The proportion of the total days during the period between the start day and day of receipt of which the taxpayer was an Australian resident.

1

H

Previously exempt fund earnings (if any)

0.00

I

F x G + H = Applicable Fund Earnings

(The steps outlined in paragraphs 305-75(3)(c) and 305-75(3)(d) of the ITAA 1997)

Y - X

In this case, as the lump sum did not increase in value in the period between the start day and the date when the lump sum was paid (i.e. X = Y), the 'applicable fund earnings' amount in respect of the transfer from Fund A to the Australian Fund is nil. No part of the lump sum payment will need to be included in the taxpayer's assessable income for the 2014-15 income year.

The Transfer from Fund A to Fund B

According to subsection 305-70(4) of the ITAA 1997:

(4) Any part of the lump sum that is paid into another foreign superannuation fund is not assessable income and is not exempt income.

As such, no part of the lump sum payment from Fund A to Fund B will need to be included in the taxpayer's assessable income for the 2014-15 income year.
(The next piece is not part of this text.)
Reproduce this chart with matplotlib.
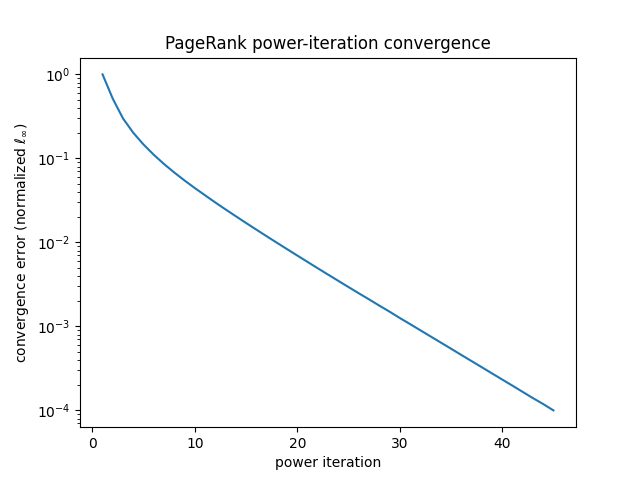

However, when the taxpayer's interest in Fund B is eventually transferred to the taxpayer at a later time, this later lump sum payment will include an amount of previously exempt fund earnings, which is defined under subsection 305-75(5) of the ITAA 1997:

(5)  You have an amount of previously exempt fund earnings in respect of the lump sum if:

(a) part or all of the amount in the fund that was vested in you when the lump sum was paid (before any deduction for foreign income tax) is attributable to the amount; and

(b) the amount is attributable to a payment received from a foreign superannuation fund; and

(c) the amount would have been included in your assessable income under subsection 305-70(2) by the application of this section, but for the payment having been received by another foreign superannuation fund.

In effect, the amount of previously exempt fund earnings in relation to the later transfer is equal to the amount earned in Fund A during the period between the Residency Date and the date on which the transfer from Fund A to Fund B occurred.